No organisation is completely immune from cyber attacks and data breaches. It is almost certain that many large organisations have similar vulnerabilities to those exposed in recent events that have dominated the headlines in Australia.
There will always be the employee who falls for a phishing attack, the dishonest worker who steals data, or the well-meaning but negligent insider who makes a mistake and exposes their organisation to a breach. As reported by Verizon’s 2022 Data Breach Investigations Report, 82% of breaches involved the Human Element, including social attacks, errors, and misuse.
Indeed, insider threats, such as developers not securing API endpoints or employees inadvertently allowing access to sensitive data by falling for a phishing attack and sharing credentials, are thought to have played a significant role in the majority of data leaks.
Given that most large organisations have made significant cybersecurity investments yet have poorly resourced security teams under enormous stress, what can be done to reduce the likelihood of similar incidents occurring again?
Now is the time to get buy-in from concerned boards of directors
The recent attacks have acted as a ‘wake-up’ call to organisations. Cybersecurity is now becoming a priority for boards and other business leaders. Now is the time for CISOs to get buy-in from their alarmed boards of directors. A recent Proofpoint and Cybersecurity at MIT Sloan (CAMS) study reveals that 58% of Australian businesses view cybersecurity as a top priority. The study also shows that 52% of Australian board members believe their organisation is at risk of a material cyber attack over the next 12 months, compared with 68% of CISOs. While boards are beginning to prioritise cybersecurity, this survey response indicates that there is still a material gap between boards’ and CISOs’ cyber attack risk evaluations. To effectively close this gap, boards need to work with the rest of their organisations to address cyber threats. A people-centric ‘whole of organisation’ approach is required.
It is important to realise that you will be breached. It is not a question of if, but when. Although traditional protections designed to prevent any breach from occurring are still essential, organisations must place greater emphasis on threat detection, and incident response and recovery. In other words, they need to detect malicious activity in their systems and networks quickly and respond by making it difficult for the attacker to cause any considerable damage.
Often companies respond by investing in more technology, but this alone is not the answer. People are an organisation’s single biggest vulnerability, and people are what cyber criminals are targeting, so any cybersecurity posture needs to focus on protecting people as well as defending data. Australian organisations should re-assess their risks and threats, evaluate their current controls, identify the gaps, and put people and processes in place to implement an adaptable posture aligned with acceptable risk levels in new, more distributed, and data-rich technology environments.
With a shortage of cyber talent in the market, companies should look to automate, where possible.

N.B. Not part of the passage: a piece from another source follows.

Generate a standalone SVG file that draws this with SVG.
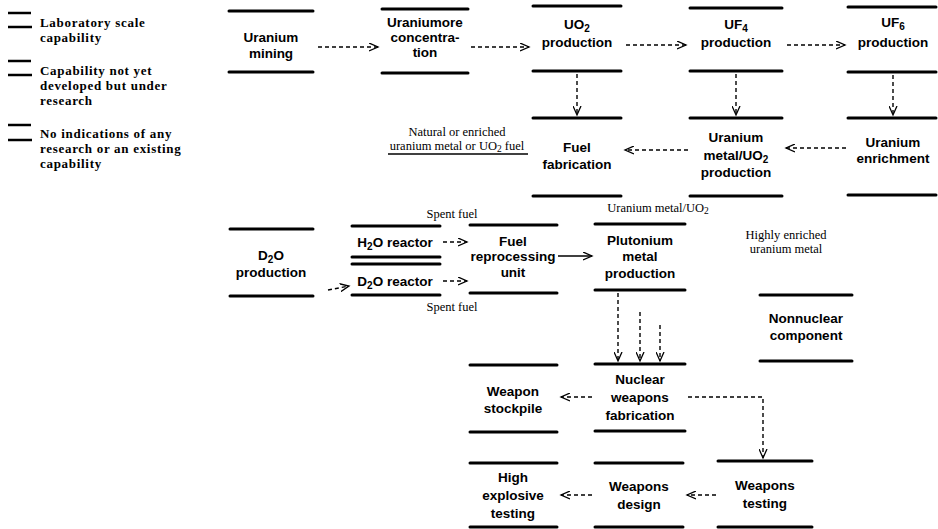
<svg xmlns="http://www.w3.org/2000/svg" width="938" height="529" viewBox="0 0 938 529">
<style>
.bar{stroke:#000;stroke-width:3;stroke-linecap:round}
.lb{stroke:#000;stroke-width:2.5}
.t{font-family:"Liberation Sans",Arial,sans-serif;font-weight:bold;font-size:13.5px;fill:#000;text-anchor:middle}
.s{font-family:"Liberation Serif","Times New Roman",serif;font-size:12.5px;fill:#000;text-anchor:middle}
.lg{font-family:"Liberation Serif","Times New Roman",serif;font-weight:bold;font-size:13px;letter-spacing:0.7px;fill:#000}
.c{stroke:#000;stroke-width:1.4;fill:none;stroke-dasharray:4 3}
.cs{stroke:#000;stroke-width:1.4;fill:none}
</style>
<defs>
<marker id="ah" markerUnits="userSpaceOnUse" markerWidth="11" markerHeight="9" refX="9" refY="4.5" orient="auto">
<path d="M0,0.5 L9,4.5 L0,8.5" fill="none" stroke="#000" stroke-width="1.3"/>
</marker>
</defs>
<rect width="938" height="529" fill="#fff"/>

<g id="legend">
<line class="lb" x1="8" y1="13" x2="31" y2="13" stroke-width="1.8"/>
<line class="lb" x1="8" y1="27" x2="32" y2="27"/>
<text class="lg" x="40" y="27">Laboratory scale</text>
<text class="lg" x="40" y="42">capability</text>
<line class="lb" x1="8" y1="61" x2="31" y2="61"/>
<line class="lb" x1="8" y1="75" x2="32" y2="75"/>
<text class="lg" x="40" y="75">Capability not yet</text>
<text class="lg" x="40" y="90">developed but under</text>
<text class="lg" x="40" y="105">research</text>
<line class="lb" x1="8" y1="125" x2="31" y2="125"/>
<line class="lb" x1="8" y1="140" x2="32" y2="140" stroke-width="1.8"/>
<text class="lg" x="40" y="138">No indications of any</text>
<text class="lg" x="40" y="153">research or an existing</text>
<text class="lg" x="40" y="168">capability</text>
</g>

<g id="n-uranium-mining">
<line class="bar" x1="229" y1="11" x2="313" y2="11"/><line class="bar" x1="229" y1="72" x2="313" y2="72"/>
<text class="t" x="271" y="42">Uranium</text><text class="t" x="271" y="58">mining</text>
</g>
<g id="n-ore-concentration">
<line class="bar" x1="382" y1="9" x2="468" y2="9"/><line class="bar" x1="382" y1="73" x2="468" y2="73"/>
<text class="t" x="425" y="27">Uraniumore</text><text class="t" x="425" y="42">concentra-</text><text class="t" x="425" y="57">tion</text>
</g>
<g id="n-uo2-production">
<line class="bar" x1="533" y1="6" x2="621" y2="6"/><line class="bar" x1="533" y1="71" x2="621" y2="71"/>
<text class="t" x="577" y="29">UO<tspan dy="3" font-size="10">2</tspan></text><text class="t" x="577" y="47">production</text>
</g>
<g id="n-uf4-production">
<line class="bar" x1="690" y1="8" x2="782" y2="8"/><line class="bar" x1="690" y1="71" x2="782" y2="71"/>
<text class="t" x="736" y="29">UF<tspan dy="3" font-size="10">4</tspan></text><text class="t" x="736" y="47">production</text>
</g>
<g id="n-uf6-production">
<line class="bar" x1="848" y1="7" x2="936" y2="7"/><line class="bar" x1="848" y1="72" x2="936" y2="72"/>
<text class="t" x="893" y="27">UF<tspan dy="3" font-size="10">6</tspan></text><text class="t" x="893" y="47">production</text>
</g>
<g id="n-fuel-fabrication">
<line class="bar" x1="533" y1="118" x2="621" y2="118"/><line class="bar" x1="533" y1="196" x2="621" y2="196"/>
<text class="t" x="577" y="152">Fuel</text><text class="t" x="577" y="169">fabrication</text>
</g>
<g id="n-uranium-metal">
<line class="bar" x1="690" y1="118" x2="782" y2="118"/><line class="bar" x1="690" y1="196" x2="782" y2="196"/>
<text class="t" x="736" y="142">Uranium</text><text class="t" x="736" y="160">metal/UO<tspan dy="3" font-size="10">2</tspan></text><text class="t" x="736" y="177">production</text>
</g>
<g id="n-enrichment">
<line class="bar" x1="848" y1="118" x2="936" y2="118"/><line class="bar" x1="848" y1="195" x2="936" y2="195"/>
<text class="t" x="893" y="147">Uranium</text><text class="t" x="893" y="163">enrichment</text>
</g>
<g id="n-d2o-production">
<line class="bar" x1="230" y1="229" x2="313" y2="229"/><line class="bar" x1="230" y1="296" x2="313" y2="296"/>
<text class="t" x="271" y="260">D<tspan dy="3" font-size="10">2</tspan><tspan dy="-3">O</tspan></text><text class="t" x="271" y="277">production</text>
</g>
<g id="n-h2o-reactor">
<line class="bar" x1="352" y1="226" x2="440" y2="226"/><line class="bar" x1="352" y1="257" x2="440" y2="257"/>
<text class="t" x="395" y="247">H<tspan dy="3" font-size="10">2</tspan><tspan dy="-3">O reactor</tspan></text>
</g>
<g id="n-d2o-reactor">
<line class="bar" x1="352" y1="264" x2="440" y2="264"/><line class="bar" x1="352" y1="295" x2="440" y2="295"/>
<text class="t" x="395" y="286">D<tspan dy="3" font-size="10">2</tspan><tspan dy="-3">O reactor</tspan></text>
</g>
<g id="n-fuel-reprocessing">
<line class="bar" x1="470" y1="225" x2="557" y2="225"/><line class="bar" x1="470" y1="293" x2="557" y2="293"/>
<text class="t" x="513" y="246">Fuel</text><text class="t" x="513" y="261">reprocessing</text><text class="t" x="513" y="277">unit</text>
</g>
<g id="n-plutonium">
<line class="bar" x1="595" y1="224" x2="685" y2="224"/><line class="bar" x1="595" y1="290" x2="685" y2="290"/>
<text class="t" x="640" y="245">Plutonium</text><text class="t" x="640" y="261">metal</text><text class="t" x="640" y="278">production</text>
</g>
<g id="n-nonnuclear">
<line class="bar" x1="760" y1="295" x2="852" y2="295"/><line class="bar" x1="760" y1="361" x2="852" y2="361"/>
<text class="t" x="806" y="323">Nonnuclear</text><text class="t" x="806" y="340">component</text>
</g>
<g id="n-stockpile">
<line class="bar" x1="470" y1="365" x2="557" y2="365"/><line class="bar" x1="470" y1="432" x2="557" y2="432"/>
<text class="t" x="513" y="396">Weapon</text><text class="t" x="513" y="413">stockpile</text>
</g>
<g id="n-weapons-fabrication">
<line class="bar" x1="595" y1="364" x2="685" y2="364"/><line class="bar" x1="595" y1="431" x2="685" y2="431"/>
<text class="t" x="640" y="384">Nuclear</text><text class="t" x="640" y="402">weapons</text><text class="t" x="640" y="420">fabrication</text>
</g>
<g id="n-he-testing">
<line class="bar" x1="470" y1="463" x2="557" y2="463"/><line class="bar" x1="470" y1="527" x2="557" y2="527"/>
<text class="t" x="513" y="482">High</text><text class="t" x="513" y="500">explosive</text><text class="t" x="513" y="518">testing</text>
</g>
<g id="n-weapons-design">
<line class="bar" x1="595" y1="463" x2="683" y2="463"/><line class="bar" x1="595" y1="527" x2="683" y2="527"/>
<text class="t" x="639" y="491">Weapons</text><text class="t" x="639" y="509">design</text>
</g>
<g id="n-weapons-testing">
<line class="bar" x1="718" y1="461" x2="812" y2="461"/><line class="bar" x1="718" y1="527" x2="812" y2="527"/>
<text class="t" x="765" y="490">Weapons</text><text class="t" x="765" y="508">testing</text>
</g>

<g id="labels">
<text class="s" x="457" y="136">Natural or enriched</text>
<text class="s" x="457" y="150">uranium metal or UO<tspan dy="2" font-size="9.5">2</tspan><tspan dy="-2"> fuel</tspan></text>
<text class="s" x="452" y="218">Spent fuel</text>
<text class="s" x="452" y="311">Spent fuel</text>
<text class="s" x="658" y="212">Uranium metal/UO<tspan dy="2" font-size="9.5">2</tspan></text>
<text class="s" x="786" y="239">Highly enriched</text>
<text class="s" x="786" y="253">uranium metal</text>
</g>

<g id="connectors">
<line class="c" x1="318" y1="47" x2="378" y2="47" marker-end="url(#ah)"/>
<line class="c" x1="471" y1="47" x2="529" y2="47" marker-end="url(#ah)"/>
<line class="c" x1="626" y1="45" x2="686" y2="45" marker-end="url(#ah)"/>
<line class="c" x1="787" y1="45" x2="845" y2="45" marker-end="url(#ah)"/>
<line class="c" x1="577" y1="74" x2="577" y2="115" marker-end="url(#ah)"/>
<line class="c" x1="736" y1="74" x2="736" y2="115" marker-end="url(#ah)"/>
<line class="c" x1="893" y1="75" x2="893" y2="115" marker-end="url(#ah)"/>
<line class="c" x1="846" y1="148" x2="786" y2="148" marker-end="url(#ah)"/>
<line class="c" x1="688" y1="150" x2="625" y2="150" marker-end="url(#ah)"/>
<line class="cs" x1="528" y1="154" x2="388" y2="154"/>
<line class="c" x1="328" y1="290" x2="349" y2="286" marker-end="url(#ah)"/>
<line class="c" x1="443" y1="242" x2="467" y2="242" marker-end="url(#ah)"/>
<line class="c" x1="443" y1="281" x2="467" y2="281" marker-end="url(#ah)"/>
<line class="cs" x1="558" y1="256" x2="592" y2="256" marker-end="url(#ah)"/>
<line class="c" x1="618" y1="293" x2="618" y2="361" marker-end="url(#ah)"/>
<line class="c" x1="640" y1="312" x2="640" y2="361" marker-end="url(#ah)"/>
<line class="c" x1="660" y1="325" x2="660" y2="361" marker-end="url(#ah)"/>
<line class="c" x1="592" y1="397" x2="561" y2="397" marker-end="url(#ah)"/>
<path class="c" d="M688,397 H763 V458" marker-end="url(#ah)"/>
<line class="c" x1="716" y1="495" x2="687" y2="495" marker-end="url(#ah)"/>
<line class="c" x1="592" y1="495" x2="561" y2="495" marker-end="url(#ah)"/>
</g>
</svg>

A better option, at least in the short term, is to focus on ‘low hanging fruit’ — which has a lower skills requirement and can reduce risk significantly. It also offers the best value. For example, a lot of data leaks are caused by weak access controls. Increased use of multifactor authentication (MFA) and adhering to the principle of least privilege can have a huge impact on reducing risk. These are examples of relatively small changes that require less skilled labour. Increased automation can also reduce the need for security professionals in SOCs.
Companies should re-evaluate their access configurations and policies. There are probably people in the company who have too much privileged access to sensitive data rather than limiting this access to those who “need to know.” Although most security professionals were probably aware of this principle of least privilege, recent headlines mean they may be more likely to get board-level support for restricting access. The same applies to separation of duties. Now is the time to ensure accountabilities are assessed to ensure that roles and responsibilities are clear, transparent, and not open to fraud or able to circumvent existing controls.

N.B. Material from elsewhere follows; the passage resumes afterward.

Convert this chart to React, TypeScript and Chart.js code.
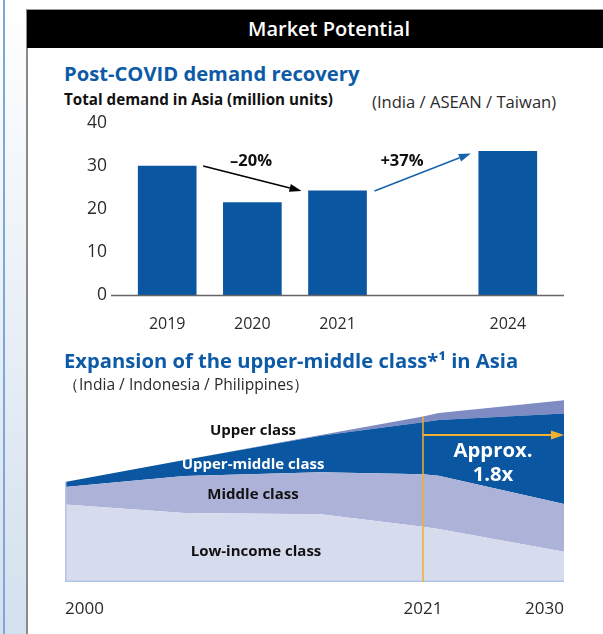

Additionally, companies need to conduct an assessment of what data is collected and why, where, and how it is stored, and the length of time that it needs to be retained. Do companies really need to keep their customers’ most valuable personally identifiable information (PII)? Data minimisation is a critical component in defining the business need.

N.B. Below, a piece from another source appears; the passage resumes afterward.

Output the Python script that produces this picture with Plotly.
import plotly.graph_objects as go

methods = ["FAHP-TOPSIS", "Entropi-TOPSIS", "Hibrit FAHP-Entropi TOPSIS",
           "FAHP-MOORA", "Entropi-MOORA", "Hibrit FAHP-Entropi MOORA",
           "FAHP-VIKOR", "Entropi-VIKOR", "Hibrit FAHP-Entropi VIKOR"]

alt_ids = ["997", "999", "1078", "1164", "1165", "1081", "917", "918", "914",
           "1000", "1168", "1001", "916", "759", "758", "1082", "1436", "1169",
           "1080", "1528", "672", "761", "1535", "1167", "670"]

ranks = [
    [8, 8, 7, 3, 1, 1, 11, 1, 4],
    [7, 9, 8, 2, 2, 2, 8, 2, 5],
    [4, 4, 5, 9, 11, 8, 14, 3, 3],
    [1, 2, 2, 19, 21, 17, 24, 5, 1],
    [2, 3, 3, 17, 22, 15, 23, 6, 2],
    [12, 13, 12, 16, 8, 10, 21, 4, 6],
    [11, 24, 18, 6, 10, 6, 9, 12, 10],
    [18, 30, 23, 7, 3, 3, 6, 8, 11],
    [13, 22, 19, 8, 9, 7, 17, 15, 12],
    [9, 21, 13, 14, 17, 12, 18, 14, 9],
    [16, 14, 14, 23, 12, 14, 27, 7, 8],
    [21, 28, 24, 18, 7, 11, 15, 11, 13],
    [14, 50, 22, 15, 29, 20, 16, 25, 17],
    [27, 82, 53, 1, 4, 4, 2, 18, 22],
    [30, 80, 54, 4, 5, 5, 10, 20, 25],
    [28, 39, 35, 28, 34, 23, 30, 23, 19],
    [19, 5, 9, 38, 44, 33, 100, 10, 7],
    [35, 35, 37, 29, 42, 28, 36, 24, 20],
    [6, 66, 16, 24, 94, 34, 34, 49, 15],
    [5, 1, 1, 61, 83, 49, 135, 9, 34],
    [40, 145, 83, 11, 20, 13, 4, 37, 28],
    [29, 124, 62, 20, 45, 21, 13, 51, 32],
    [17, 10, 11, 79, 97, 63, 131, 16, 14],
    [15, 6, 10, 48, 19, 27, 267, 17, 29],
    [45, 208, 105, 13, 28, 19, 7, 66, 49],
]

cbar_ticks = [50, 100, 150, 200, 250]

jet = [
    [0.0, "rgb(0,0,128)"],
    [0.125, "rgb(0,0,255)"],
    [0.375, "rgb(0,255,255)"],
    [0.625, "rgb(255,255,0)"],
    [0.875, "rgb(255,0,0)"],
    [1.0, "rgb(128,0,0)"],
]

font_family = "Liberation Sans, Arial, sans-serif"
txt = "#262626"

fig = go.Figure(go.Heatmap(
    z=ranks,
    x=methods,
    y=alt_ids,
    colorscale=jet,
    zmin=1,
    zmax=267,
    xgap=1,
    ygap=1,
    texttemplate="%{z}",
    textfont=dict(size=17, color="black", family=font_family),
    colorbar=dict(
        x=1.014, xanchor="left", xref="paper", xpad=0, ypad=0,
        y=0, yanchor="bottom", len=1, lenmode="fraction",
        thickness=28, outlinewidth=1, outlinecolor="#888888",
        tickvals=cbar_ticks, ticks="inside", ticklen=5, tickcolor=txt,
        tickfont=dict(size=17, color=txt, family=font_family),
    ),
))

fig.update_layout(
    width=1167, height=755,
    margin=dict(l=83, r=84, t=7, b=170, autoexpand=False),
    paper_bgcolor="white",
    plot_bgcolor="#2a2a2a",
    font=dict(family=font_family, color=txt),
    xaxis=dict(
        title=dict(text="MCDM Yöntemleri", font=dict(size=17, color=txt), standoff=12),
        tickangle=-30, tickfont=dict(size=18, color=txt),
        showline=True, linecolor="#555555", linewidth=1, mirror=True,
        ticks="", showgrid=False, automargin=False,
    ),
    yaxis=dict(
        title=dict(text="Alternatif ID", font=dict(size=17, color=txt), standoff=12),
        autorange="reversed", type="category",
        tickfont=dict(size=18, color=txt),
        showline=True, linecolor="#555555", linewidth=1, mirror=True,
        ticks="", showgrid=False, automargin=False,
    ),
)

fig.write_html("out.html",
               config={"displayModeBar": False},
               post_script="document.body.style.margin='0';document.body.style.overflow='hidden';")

Processes that minimise the amount of PII collected are necessary, as are processes around purpose limitation and storage limitation. Put simply, companies can massively lower the risk associated with data leaks by only holding data that is absolutely necessary for as short a time as possible.
These immediate steps are likely to receive board support, as the cost associated with devising and implementing these policies is comparatively low compared to those associated with post-breach recovery. Improving security requires companies to focus on people, processes, and technology. Too often, the role of people and processes is overlooked —boards can play a major role in working with CISOs to ensure that these areas receive greater focus.
Recent high-profile data leaks provide cybersecurity professionals with a renewed opportunity to engage concerned boards. Reducing risk is a ‘whole of organisation’ endeavour and requires everyone to do their bit. A people-centric approach to cybersecurity is the most sensible path forward, and the headline-grabbing attacks in Australia provide the urgency for companies to improve their security posture now.